Key Insights: Ethics Beyond Compliance
This presentation delivers several crucial lessons for data scientists and analysts working with personal data. First, legal compliance provides a floor, not a ceiling—meeting minimum legal requirements doesn't protect you from public backlash, brand damage, or ethical responsibility. The Target pregnancy case demonstrates this perfectly: technically legal (users consented via terms and conditions), but the execution reveals knowledge users didn't realize they were sharing, creating the "creepy" factor.
Second, the concept of pseudonymous data matters more than many realize, especially as GDPR eliminates its privileged status. Being able to track "the same person was in Munich on Monday and Frankfurt on Wednesday" without knowing their identity seems privacy-preserving but enables powerful inferences and behavioral profiling. The 2018 regulatory change forcing consent for pseudonymous data fundamentally alters business models built on this distinction.
Third, transparency and user empowerment serve as ethical guideposts. The speaker's network performance app succeeds ethically because it shows users their own data first, provides value directly to them, and then uses aggregated data for broader insights. This contrasts with Target's pregnancy prediction, where users had no visibility into the inferences being made about them or ability to control secondary uses of their shopping data.
Fourth, context collapse creates ethical problems even with public data.
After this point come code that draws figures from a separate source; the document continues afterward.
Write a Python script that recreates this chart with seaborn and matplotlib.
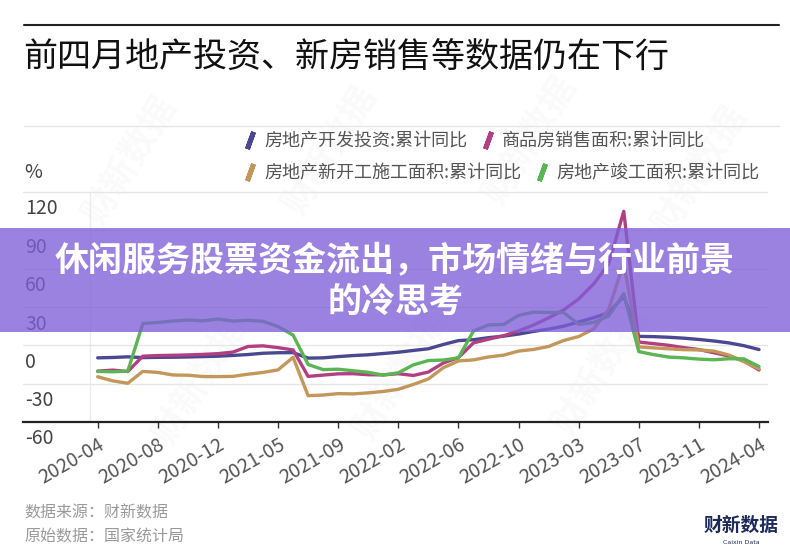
import matplotlib
matplotlib.use("Agg")
import matplotlib.pyplot as plt
import matplotlib.transforms as mtransforms
from matplotlib.lines import Line2D
from matplotlib.markers import MarkerStyle
from matplotlib.patches import Rectangle
import numpy as np
import pandas as pd
import seaborn as sns

# ── Style ─────────────────────────────────────────────────────────────────────
sns.set_theme(style="white")
plt.rcParams["font.family"] = ["Noto Sans CJK SC", "DejaVu Sans"]
plt.rcParams["axes.unicode_minus"] = False

# ── Text ──────────────────────────────────────────────────────────────────────
TITLE = "前四月地产投资、新房销售等数据仍在下行"
BANNER_1 = "休闲服务股票资金流出，市场情绪与行业前景"
BANNER_2 = "的冷思考"
SOURCE_1 = "数据来源：财新数据"
SOURCE_2 = "原始数据：国家统计局"

SERIES = [
    "房地产开发投资:累计同比",
    "商品房销售面积:累计同比",
    "房地产新开工施工面积:累计同比",
    "房地产竣工面积:累计同比",
]
COLORS = ["#4a4890", "#b23f80", "#c3975a", "#5ab552"]

X_LABELS = ["2020-04", "2020-08", "2020-12", "2021-05", "2021-09", "2022-02",
            "2022-06", "2022-10", "2023-03", "2023-07", "2023-11", "2024-04"]
Y_TICKS = [-60, -30, 0, 30, 60, 90, 120]

# ── Data (values as drawn, left to right) ─────────────────────────────────────
INVEST = [-9.8, -9.5, -9.0,
          -9.6, -9.4, -9.3, -9.1, -8.8, -8.5, -7.9, -7.2, -6.2, -5.8, -5.7,
          -10.0, -9.8, -8.8, -8.0, -7.4, -6.4, -5.4, -4.0, -2.7, 0.7, 3.7,
          4.4, 6.0, 7.2, 8.8, 10.9, 12.7, 15.0, 18.3, 21.6, 25.6, 38.3,
          7.0, 6.8, 6.3, 5.6, 4.6, 3.4, 1.9, -0.3, -3.3]
SALES = [-20.2, -19.4, -20.5,
         -8.5, -8.0, -7.8, -7.5, -7.1, -6.5, -5.3, -0.9, -0.4, -1.8, -3.6,
         -24.3, -23.3, -22.3, -22.2, -23.0, -23.1, -22.2, -23.6, -20.9, -13.8, -9.6,
         1.9, 4.8, 7.5, 11.3, 15.9, 21.5, 27.7, 36.3, 48.1, 63.8, 104.9,
         2.6, 1.3, 0.0, -1.8, -3.3, -5.8, -8.4, -12.3, -19.3]
NEW_STARTS = [-24.6, -27.8, -29.7,
              -20.4, -21.2, -23.2, -23.4, -24.4, -24.5, -24.3, -22.6, -21.2, -19.2, -9.4,
              -39.4, -38.9, -37.8, -38.0, -37.2, -36.1, -34.4, -30.6, -26.3, -17.5, -12.2,
              -11.4, -9.1, -7.7, -4.5, -3.2, -0.9, 3.8, 6.9, 12.8, 28.2, 64.3,
              -1.2, -2.0, -2.7, -3.4, -3.6, -4.5, -7.6, -12.8, -18.4]
COMPLETED = [-20.4, -20.7, -20.2,
             17.0, 17.9, 19.0, 19.8, 19.2, 20.5, 19.0, 19.6, 18.8, 14.7, 8.0,
             -15.0, -19.0, -18.7, -19.9, -21.1, -23.3, -21.5, -15.3, -11.9, -11.5, -9.8,
             11.2, 16.0, 16.3, 23.4, 26.0, 25.7, 25.7, 16.4, 17.9, 22.9, 40.4,
             -4.9, -7.3, -9.2, -9.8, -10.8, -11.3, -10.5, -10.6, -16.6]

n = len(INVEST)
df = pd.DataFrame({
    "idx": np.tile(np.arange(n), 4),
    "value": INVEST + SALES + NEW_STARTS + COMPLETED,
    "series": np.repeat(SERIES, n),
})

W, H = 790, 560


def fx(px):
    return px / W


def fy(py):
    return 1 - py / H


fig = plt.figure(figsize=(7.9, 5.6), dpi=100)
fig.patch.set_facecolor("white")

# ── Watermarks ────────────────────────────────────────────────────────────────
for x, y in [(130, 160), (330, 150), (530, 140), (700, 170),
             (200, 380), (400, 375), (600, 370)]:
    fig.text(fx(x), fy(y), "财新数据", rotation=58, fontsize=26, fontweight="bold",
             color="#000000", alpha=0.025, ha="center", va="center", zorder=-1)

# ── Axes ──────────────────────────────────────────────────────────────────────
ax_top, ax_bot, ax_left, ax_right = 185, 422, 23, 768
ax = fig.add_axes([fx(ax_left), fy(ax_bot), (ax_right - ax_left) / W, (ax_bot - ax_top) / H])
ax.patch.set_alpha(0)

x0, dx = 97.7, 15.03
px_per_unit = (ax_bot - 192) / 180
ax.set_xlim((ax_left - x0) / dx, (ax_right - x0) / dx)
ax.set_ylim(-60, 120 + (192 - ax_top) / px_per_unit)

ax.set_yticks(Y_TICKS)
ax.set_yticklabels([])
ax.tick_params(axis="y", length=0)
ax.yaxis.grid(True, color="#e6e6e6", linewidth=1)
ax.xaxis.grid(False)
ax.axvline((90 - x0) / dx, ymax=1 - (192 - ax_top) / (ax_bot - ax_top), color="#ececec", lw=1, zorder=0)

sns.lineplot(data=df, x="idx", y="value", hue="series", hue_order=SERIES,
             palette=COLORS, linewidth=2.4, legend=False, ax=ax, sort=False,
             solid_joinstyle="round", solid_capstyle="round")

for s in ["top", "right", "left"]:
    ax.spines[s].set_visible(False)
ax.spines["bottom"].set_color("#222222")
ax.spines["bottom"].set_linewidth(1.6)

ax.set_xticks(np.arange(0, n, 4))
ax.set_xticklabels(X_LABELS)
ax.tick_params(axis="x", length=4, width=1, color="#333333", pad=5,
               labelsize=14, labelcolor="#555555", bottom=True)
plt.setp(ax.get_xticklabels(), rotation=30, ha="right", rotation_mode="anchor")
ax.set_xlabel("")
ax.set_ylabel("")

# y labels sit just below their gridlines
offset = mtransforms.ScaledTranslation(0, -17 / 100, fig.dpi_scale_trans)
ytrans = mtransforms.blended_transform_factory(ax.transAxes, ax.transData) + offset
for v in Y_TICKS:
    ax.text(2 / (ax_right - ax_left), v, str(v), transform=ytrans, ha="left",
            va="center", fontsize=14, color="#444444")

# ── Header ────────────────────────────────────────────────────────────────────
fig.add_artist(Line2D([fx(24), fx(779)], [fy(25), fy(25)], color="#222222", lw=1.5))
fig.text(fx(23), fy(57), TITLE, fontsize=24.5, fontweight="medium", color="#111111",
         ha="left", va="center")
fig.add_artist(Line2D([fx(24), fx(779)], [fy(126), fy(126)], color="#e6e6e6", lw=1))
fig.text(fx(24), fy(173), "%", fontsize=14, color="#444444", ha="left", va="center")

handles = [Line2D([], [], linestyle="none", color=c,
                  marker=MarkerStyle((2, 2, -20), capstyle="round"),
                  markersize=13, markeredgewidth=3.5) for c in COLORS]
for row, y in enumerate([141, 173]):
    fig.legend(handles[2 * row:2 * row + 2], SERIES[2 * row:2 * row + 2],
               loc="center left", bbox_to_anchor=(fx(243), fy(y)), ncol=2,
               frameon=False, fontsize=13, handlelength=0.8, handletextpad=0.4,
               columnspacing=0.7, borderpad=0, borderaxespad=0, labelcolor="#555555")

# ── Banner overlay ────────────────────────────────────────────────────────────
fig.add_artist(Rectangle((0, fy(332)), 1, 104 / H, transform=fig.transFigure,
                         facecolor="#7f5fd8", edgecolor="none", alpha=0.78, zorder=5))
fig.text(0.5, fy(261), BANNER_1, fontsize=24.5, fontweight="bold", color="white",
         ha="center", va="center", zorder=6)
fig.text(0.5, fy(301), BANNER_2, fontsize=24.5, fontweight="bold", color="white",
         ha="center", va="center", zorder=6)

# ── Footer ────────────────────────────────────────────────────────────────────
fig.text(fx(24), fy(513), SOURCE_1, fontsize=11.5, color="#9a9a9a", ha="left", va="center")
fig.text(fx(24), fy(537), SOURCE_2, fontsize=11.5, color="#9a9a9a", ha="left", va="center")
fig.text(fx(741), fy(525), "财新数据", fontsize=13.5, fontweight="bold", color="#1c2b5a",
         ha="center", va="center")
fig.text(fx(741), fy(542), "Caixin Data", fontsize=4.5, color="#1c2b5a",
         ha="center", va="center", family="DejaVu Sans")

fig.savefig("out.png", dpi=100)
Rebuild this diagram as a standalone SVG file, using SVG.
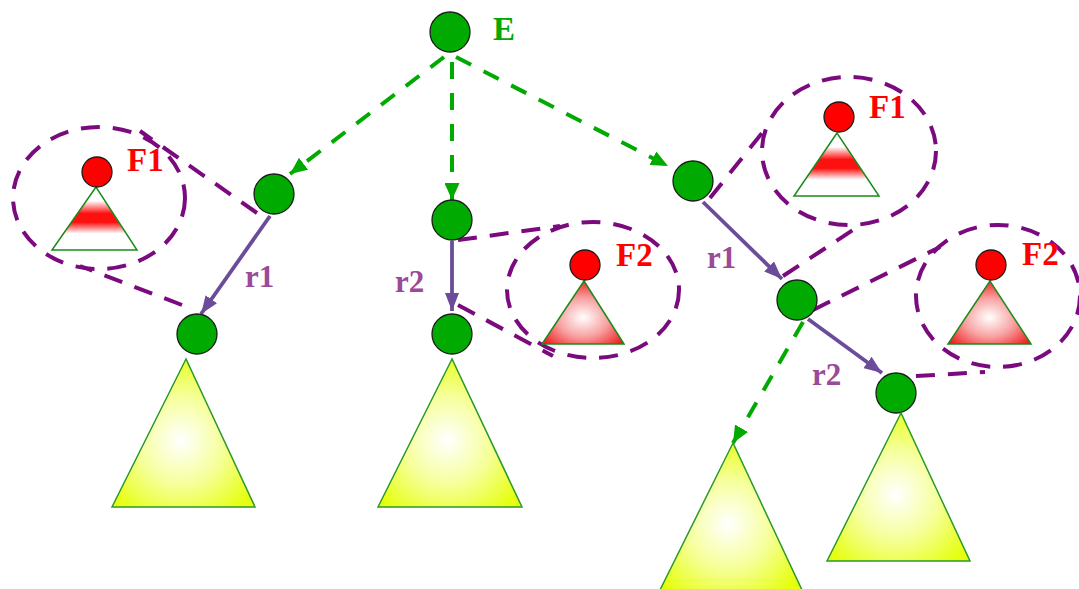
<svg xmlns="http://www.w3.org/2000/svg" width="1079" height="589" viewBox="0 0 1079 589">
<style>
.gnode{fill:#00aa00;stroke:#1a1a1a;stroke-width:1.3}
.rnode{fill:#ff0000;stroke:#1a1a1a;stroke-width:1.3}
.ytri{fill:url(#yel);stroke:#2a9a2a;stroke-width:1.5}
.f1tri{fill:url(#band);stroke:#1a8a1a;stroke-width:1.5}
.f2tri{fill:url(#pink);stroke:#1a8a1a;stroke-width:1.5}
.loop{fill:none;stroke:#7a0a7e;stroke-width:4;stroke-dasharray:19 13}
.gdash{fill:none;stroke:#00aa00;stroke-width:4;stroke-dasharray:17 14}
.parr{fill:none;stroke:#6b4c9a;stroke-width:3.8}
.lbl{font-family:"Liberation Serif",serif;font-weight:bold}
.red{fill:#ff0000;font-size:33px}
.grn{fill:#00aa00;font-size:33px}
.pur{fill:#9a4a98;font-size:31px}
</style>
<defs>
<radialGradient id="yel" cx="0.48" cy="0.55" r="0.6">
<stop offset="0" stop-color="#ffffff"/>
<stop offset="0.5" stop-color="#f6ff9a"/>
<stop offset="1" stop-color="#e6ff10"/>
</radialGradient>
<linearGradient id="band" x1="0" y1="0" x2="0" y2="1">
<stop offset="0" stop-color="#ffffff"/>
<stop offset="0.22" stop-color="#ffffff"/>
<stop offset="0.42" stop-color="#ff1010"/>
<stop offset="0.56" stop-color="#ff1010"/>
<stop offset="0.74" stop-color="#ffffff"/>
<stop offset="1" stop-color="#ffffff"/>
</linearGradient>
<radialGradient id="pink" cx="0.5" cy="0.58" r="0.62">
<stop offset="0" stop-color="#ffffff"/>
<stop offset="0.5" stop-color="#f8a0a0"/>
<stop offset="1" stop-color="#ee1a1a"/>
</radialGradient>
<marker id="garr" viewBox="0 0 17 15" refX="17" refY="7.5" markerWidth="17" markerHeight="15" markerUnits="userSpaceOnUse" orient="auto">
<path d="M0,0 L17,7.5 L0,15 z" fill="#00aa00"/>
</marker>
<marker id="parr" viewBox="0 0 18 14" refX="18" refY="7" markerWidth="18" markerHeight="14" markerUnits="userSpaceOnUse" orient="auto">
<path d="M0,0 L18,7 L0,14 z" fill="#6b4c9a"/>
</marker>
</defs>

<g id="loops">
<ellipse class="loop" cx="99" cy="198" rx="86" ry="71"/>
<line class="loop" x1="257" y1="213" x2="140" y2="131"/>
<line class="loop" x1="182" y1="305" x2="80" y2="266"/>
<ellipse class="loop" cx="593" cy="290" rx="86" ry="68"/>
<line class="loop" x1="458" y1="240" x2="560" y2="226"/>
<line class="loop" x1="458" y1="305" x2="553" y2="356"/>
<ellipse class="loop" cx="849" cy="151" rx="87" ry="74"/>
<line class="loop" x1="710" y1="198" x2="770" y2="123"/>
<line class="loop" x1="783" y1="276" x2="862" y2="224"/>
<ellipse class="loop" cx="998" cy="296" rx="82" ry="71"/>
<line class="loop" x1="813" y1="310" x2="940" y2="247"/>
<line class="loop" x1="884" y1="378" x2="985" y2="372"/>
</g>

<g id="connectors">
<line class="gdash" x1="444" y1="57" x2="290" y2="174" marker-end="url(#garr)"/>
<line class="gdash" x1="452" y1="62" x2="452" y2="200" marker-end="url(#garr)"/>
<line class="gdash" x1="456" y1="57" x2="668" y2="166" marker-end="url(#garr)"/>
<line class="gdash" x1="803" y1="322" x2="733" y2="443" marker-end="url(#garr)"/>
<line class="parr" x1="270" y1="216" x2="201" y2="314" marker-end="url(#parr)"/>
<line class="parr" x1="452" y1="241" x2="452" y2="311" marker-end="url(#parr)"/>
<line class="parr" x1="703" y1="202" x2="782" y2="279" marker-end="url(#parr)"/>
<line class="parr" x1="808" y1="319" x2="882" y2="373" marker-end="url(#parr)"/>
<text class="lbl pur" x="245" y="287">r1</text>
<text class="lbl pur" x="395" y="292">r2</text>
<text class="lbl pur" x="707" y="268">r1</text>
<text class="lbl pur" x="812" y="385">r2</text>
</g>

<g id="nodeE"><circle class="gnode" cx="450" cy="32" r="20"/><text class="lbl grn" x="493" y="40">E</text></g>
<g id="nodeA"><circle class="gnode" cx="274" cy="194" r="20"/></g>
<g id="nodeA1"><circle class="gnode" cx="197" cy="334" r="20"/><polygon class="ytri" points="186,359 112,507 255,507"/></g>
<g id="nodeB"><circle class="gnode" cx="452" cy="220" r="20"/></g>
<g id="nodeB1"><circle class="gnode" cx="452" cy="334" r="20"/><polygon class="ytri" points="452,359 378,507 522,507"/></g>
<g id="nodeC"><circle class="gnode" cx="693" cy="181" r="20"/></g>
<g id="nodeD"><circle class="gnode" cx="797" cy="300" r="20"/></g>
<g id="treeD"><polygon class="ytri" points="733,443 660,590 802,590"/></g>
<g id="nodeG"><circle class="gnode" cx="896" cy="393" r="20"/><polygon class="ytri" points="901,413 827,561 970,561"/></g>

<g id="F1left"><polygon class="f1tri" points="96,187 52,250 137,250"/><circle class="rnode" cx="97" cy="172" r="15"/><text class="lbl red" x="127" y="171">F1</text></g>
<g id="F1right"><polygon class="f1tri" points="837,133 794,196 879,196"/><circle class="rnode" cx="839" cy="117" r="15"/><text class="lbl red" x="869" y="118">F1</text></g>
<g id="F2mid"><polygon class="f2tri" points="584,281 542,344 624,344"/><circle class="rnode" cx="585" cy="265" r="15"/><text class="lbl red" x="616" y="266">F2</text></g>
<g id="F2right"><polygon class="f2tri" points="990,281 948,344 1031,344"/><circle class="rnode" cx="991" cy="265" r="15"/><text class="lbl red" x="1022" y="265">F2</text></g>
</svg>
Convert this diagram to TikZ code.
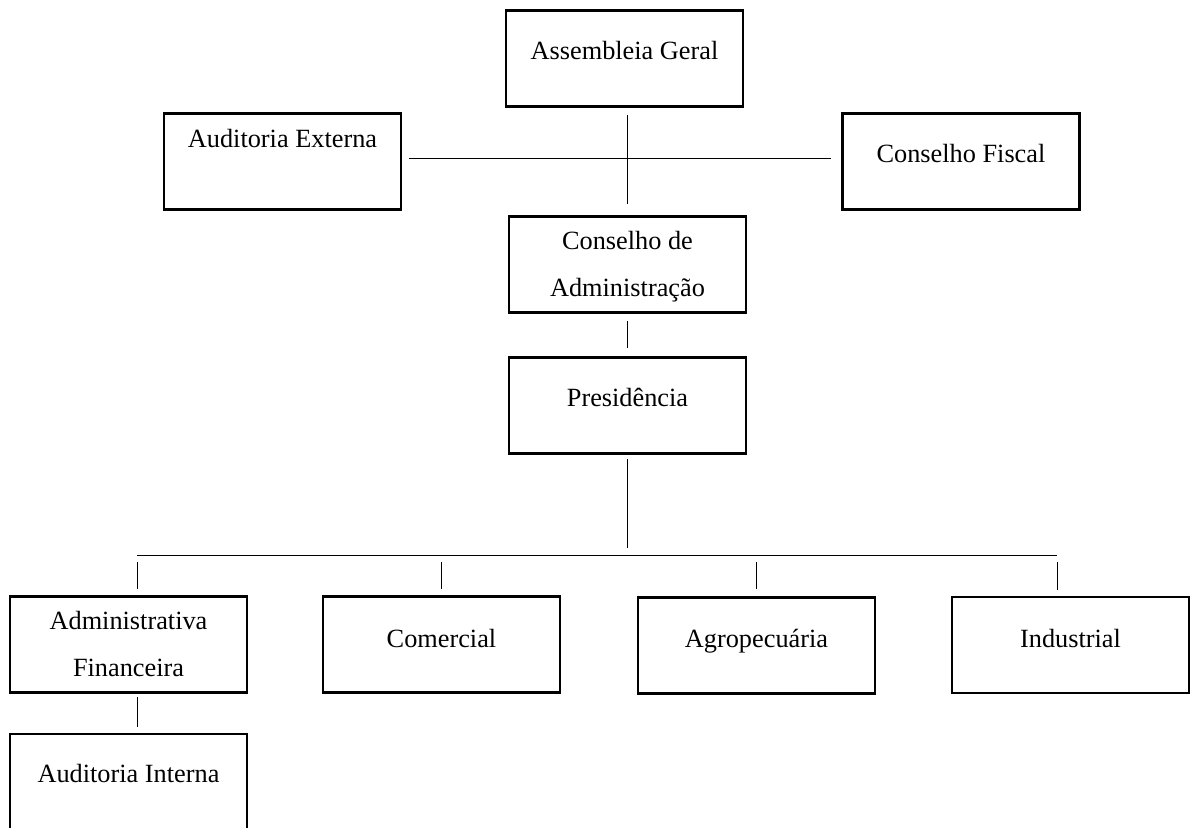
\documentclass[tikz,border=0pt]{standalone}
\usepackage{fontspec}
\setmainfont{Liberation Serif}
\begin{document}
\begin{tikzpicture}[x=0.5pt, y=-0.5pt,
  every node/.style={font=\fontsize{13.15}{15}\selectfont},
  box/.style={draw, line width=1.25pt, inner sep=0pt, outer sep=0pt,
              minimum width=118.5pt, minimum height=48pt},
  lbl/.style={anchor=base, inner sep=0pt, outer sep=0pt},
  conn/.style={line width=0.5pt}]
  \useasboundingbox (0,0) rectangle (1190,828);
  \clip (0,0) rectangle (1190,828);

  % boxes
  \node[box] (ag)   at (624.5,58.5)  {};
  \node[box] (ae)   at (282.5,161.5) {};
  \node[box] (cf)   at (961,161.5)   {};
  \node[box] (ca)   at (627.5,264.5) {};
  \node[box] (pr)   at (627.5,405.5) {};
  \node[box] (af)   at (128.5,644.5) {};
  \node[box] (co)   at (441.5,644.5) {};
  \node[box] (agro) at (756.5,645.5) {};
  \node[box] (ind)  at (1070.5,645)  {};
  \node[box] (ai)   at (128.5,782)   {};

  % labels
  \node[lbl] (ag-t)   at (624.5,60)  {Assembleia Geral};
  \node[lbl] (ae-t)   at (282.5,148) {Auditoria Externa};
  \node[lbl] (cf-t)   at (961,163)   {Conselho Fiscal};
  \node[lbl] (ca-t1)  at (627.5,250) {Conselho de};
  \node[lbl] (ca-t2)  at (627.5,297) {Administração};
  \node[lbl] (pr-t)   at (627.5,407) {Presidência};
  \node[lbl] (af-t1)  at (128.5,630) {Administrativa};
  \node[lbl] (af-t2)  at (128.5,677) {Financeira};
  \node[lbl] (co-t)   at (441.5,647) {Comercial};
  \node[lbl] (agro-t) at (756.5,647) {Agropecuária};
  \node[lbl] (ind-t)  at (1070.5,647) {Industrial};
  \node[lbl] (ai-t)   at (128.5,783) {Auditoria Interna};

  % bus under the presidency
  \coordinate (busL) at (137,556);
  \coordinate (busR) at (1057,556);
  \coordinate (busM) at (627.5,548);

  % connectors
  \draw[conn, shorten <=4.25pt, shorten >=6pt] (ca.north |- ag.south) -- (ca.north);
  \draw[conn, shorten <=4pt, shorten >=6pt] ([yshift=1.25pt]ae.east) -- ([yshift=1.25pt]cf.west);
  \draw[conn, shorten <=4.5pt, shorten >=4.5pt] (ca.south) -- (pr.north);
  \draw[conn, shorten <=3pt] (pr.south) -- (busM);
  \draw[conn] (busL) -- (busR);
  \draw[conn, shorten <=3pt, shorten >=3.5pt] (busL) -- (busL |- af.north);
  \draw[conn, shorten <=3pt, shorten >=3.5pt] (co.north |- busL) -- (co.north);
  \draw[conn, shorten <=3pt, shorten >=4pt] (agro.north |- busL) -- (agro.north);
  \draw[conn, shorten <=3pt, shorten >=3.5pt] (busR) -- (busR |- ind.north);
  \draw[conn, shorten <=2.5pt, shorten >=3.5pt] (busL |- af.south) -- (busL |- ai.north);
\end{tikzpicture}
\end{document}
The "Girls Around Me" app used only publicly available Foursquare check-ins but combined them in ways that violated contextual integrity—users shared location to connect with friends, not to enable stranger tracking. Public data in one context becomes invasive when aggregated and repurposed, regardless of technical legality.
Fifth, self-regulation requires individual courage. The speaker's willingness to refuse customer requests that feel wrong, even when legal, exemplifies professional ethics in practice. This becomes especially important when working for corporate clients concerned about brand reputation—sometimes protecting the client means saying no to technically feasible but ethically questionable projects.
Sixth, the historical context of privacy concerns reveals technology-driven pattern repetition. From Norse tent positioning to 1890 laws addressing instantaneous photography to current debates about Google Glass and smartphone tracking, each technological leap creates new privacy tensions requiring new social norms and legal frameworks. Understanding this pattern helps anticipate future ethical challenges.
Finally, the "common sense" principle acknowledges that formal rules and frameworks ultimately depend on individual judgment. The refrigerator analogy—even if you invite someone into your home, they shouldn't raid your fridge—captures the intuition that consent has limits and contextual boundaries that can't all be codified in terms and conditions. Data scientists need to cultivate ethical intuitions that go beyond checking legal compliance boxes.
The interactive voting format brilliantly engages the audience in active ethical reasoning rather than passive listening, revealing how subjective "creepiness" judgments can be while still identifying patterns (pregnancy prediction and stalking apps generally seen as creepier than network monitoring or casual Googling). This variability underscores why the speaker emphasizes personal responsibility—no universal algorithm exists for ethical data use, requiring thoughtful case-by-case evaluation balanced against transparency, user benefit, and potential harm.